With Camunda 8 as cloud-native solution for workflow orchestration, most projects rely the developed predecessor Camunda 7. While migrating from Camunda 7 to 8 is a consideration of its own, your project might face another challenge: migrating to cloud in first place. As part of my studies as Google Cloud Developer, I started a repository on Github providing:
- Camunda Run 7.17
- Community history plugin by datakurre
- Option to set admin password and admin username
While the documentation covers deploying Google Cloud Run, the docker image is universal and can be deployed anywhere. The Github project is ongoing.
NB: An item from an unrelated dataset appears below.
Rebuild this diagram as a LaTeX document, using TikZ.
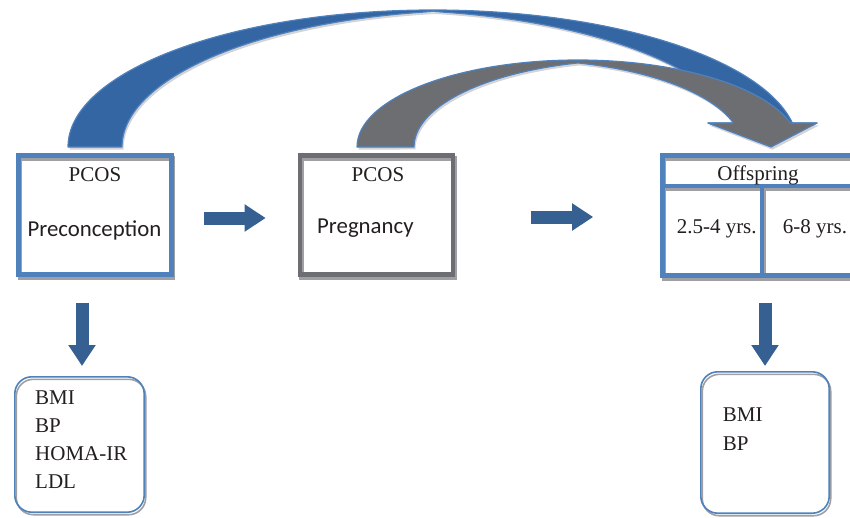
\documentclass[tikz,border=0pt]{standalone}
\usepackage{fontspec}
\setmainfont{Liberation Serif}
\newfontfamily\calibrifont{Carlito}
\usetikzlibrary{arrows.meta, positioning}
\definecolor{frameblue}{RGB}{79,129,189}
\definecolor{framegray}{RGB}{109,110,113}
\definecolor{arcblue}{RGB}{52,102,164}
\definecolor{arrowblue}{RGB}{54,96,146}
\definecolor{shadowgray}{RGB}{160,160,164}
\definecolor{lightshadow}{RGB}{212,212,214}
\definecolor{textblack}{RGB}{35,31,32}

\begin{document}
\begin{tikzpicture}[x=1pt, y=-1pt,
  stagebox/.style={rectangle, draw=#1, line width=4.7pt, inner sep=0pt,
                   preaction={draw=shadowgray, transform canvas={shift={(1.5pt,-3pt)}}}},
  stagebox/.default=frameblue,
  resultbox/.style={rectangle, rounded corners=17pt, draw=frameblue, line width=1.6pt,
                    preaction={draw=shadowgray, transform canvas={shift={(1.5pt,-2.5pt)}}}},
  curvearrow/.style={draw=frameblue, line width=1.2pt, line join=round,
                     preaction={fill=lightshadow, transform canvas={shift={(1.5pt,-2.5pt)}}}},
  blockarrow/.style={arrowblue, line width=13pt, -{Triangle[length=21pt, width=26pt]}},
  seriftext/.style={font=\fontsize{21}{28.3}\selectfont, text=textblack, inner sep=0pt},
  sanstext/.style={font=\calibrifont\fontsize{22.8}{27}\selectfont, text=textblack, inner sep=0pt}
]
  \useasboundingbox (0,0) rectangle (850,517);

  % long arc: preconception -> offspring
  \path[curvearrow, fill=arcblue] (68,147)
    arc[start angle=180, end angle=349.91, x radius=365, y radius=137]
    -- (817,123) -- (771,147) -- (708,123) -- (738.35,123)
    arc[start angle=349.91, end angle=278.51, x radius=365, y radius=137]
    arc[start angle=261.49, end angle=180, x radius=365, y radius=137] -- cycle;
  % short arc: pregnancy -> offspring
  \path[curvearrow, fill=framegray] (357,147)
    arc[start angle=180, end angle=343.99, x radius=221, y radius=87]
    -- (817,123) -- (771,147) -- (708,123) -- (733.43,123)
    arc[start angle=343.99, end angle=284.95, x radius=221, y radius=87]
    arc[start angle=255.05, end angle=180, x radius=221, y radius=87] -- cycle;

  \node[stagebox, minimum width=153, minimum height=119.3] (pre) at (95,215) {};
  \node[stagebox=framegray, minimum width=153, minimum height=119.3] (preg) at (376.5,215) {};
  \node[stagebox, minimum width=199.5, minimum height=30.5] (offhead) at (762.25,170.75) {};
  \node[stagebox, minimum width=99.5, minimum height=89.5] (early) at (712.25,230.75) {};
  \node[stagebox, minimum width=99.5, minimum height=89.5] (late) at (811.75,230.75) {};

  \node[seriftext, anchor=base] (pretitle) at (95,181.5) {PCOS};
  \node[sanstext, anchor=base] (prename) at (94.5,236) {Preconception};
  \node[seriftext, anchor=base] (pregtitle) at (378,181.5) {PCOS};
  \node[sanstext, anchor=base west] (pregname) at (317,233) {Pregnancy};
  \node[seriftext, anchor=base] (offtitle) at (758,180) {Offspring};
  \node[seriftext, anchor=base] (earlyage) at (716.7,233.3) {2.5-4 yrs.};
  \node[seriftext, anchor=base] (lateage) at (815,233.3) {6-8 yrs.};

  \node[resultbox, minimum width=129.4, minimum height=135.4] (preout) at (79.5,444.5) {};
  \node[resultbox, minimum width=128.4, minimum height=141.4] (postout) at (765,442.5) {};

  % outcome lists
  \node[seriftext, text width=110pt, align=left, anchor=base west] (prelist) at (35,404)
    {BMI\\BP\\HOMA-IR\\LDL};
  \node[seriftext, text width=90pt, align=left, anchor=base west] (postlist) at (722.7,421.7)
    {BMI\\BP};

  \draw[blockarrow, shorten <=30pt, shorten >=32pt] ([yshift=-3pt]pre.east) -- ([yshift=-3pt]preg.west);
  \draw[blockarrow, shorten <=76pt, shorten >=67pt] ([yshift=-2pt]preg.east) -- ([yshift=-2pt]preg.east -| early.west);
  \draw[blockarrow, shorten <=25.7pt, shorten >=10pt] ([xshift=-13pt]pre.south) -- ([xshift=-13pt]pre.south |- preout.north);
  \draw[blockarrow, shorten <=25pt, shorten >=5pt] (postout.north |- late.south) -- (postout.north);
\end{tikzpicture}
\end{document}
Check issues panel for further featured or raise requests.
👉 Link to repository on Github
Usage
Prerequisites
- Google Cloud account and have access to a Google Cloud Project: https://console.cloud.google.com/
- Checkout this repository
- gcloud CLI installed in your local workspace: https://cloud.google.com/sdk/docs/install
I use VS Code (as it is the only option to almost conveniently cloud-develop on popular legacy OS from same vendor). There is a Google extension available, but I do prefer command line of wizards.
Deploy Camunda 7 in Google Cloud Run
In order to deploy this Camunda 7 git project you need the following command: gcloud run deploy --source .
In case gcloud is not connected to your local workspace, yet, it will prompt you the commands to do so.
Configure Camunda 7 environment
When configuring the cloud run environment the following setting are sufficient for demo purposes:
- 1 GB of memory
- 2 CPU
Maximum number of instances
As long as you run on the internal H2 database, make sure your maximum number of instances is equal to 1. Otherwise Cloud Run will start several independent instances with each their own individual database. Like that, you process model would randomly end up in one instance, while your external task worker tries to acquire a topic from another instance unaware of the process.
Minimum Number of instances
For cost efficiency, I would allow a minimum of 0, so the instance is automatically shutdown in idle time. As long as you do not have jobs (cleanup jobs, timer events etc.), this setting should save you some budget without messing with the automation experience. If you do have jobs in Camunda scheduled, they might not trigger due to optimized downtimes of the container.
Admin Account
Check configuration/default.yml
for configuration, esspecially setting up admin password. By default admin user/password is demo/demo
but you may override the properties by providing environment variables:
ADMIN_USERNAME
ADMIN_PASSWORD
Security Advise: Provide the password and username as secret. GCP has a secret store, which will make secrets available as environment variable in Cloud Run.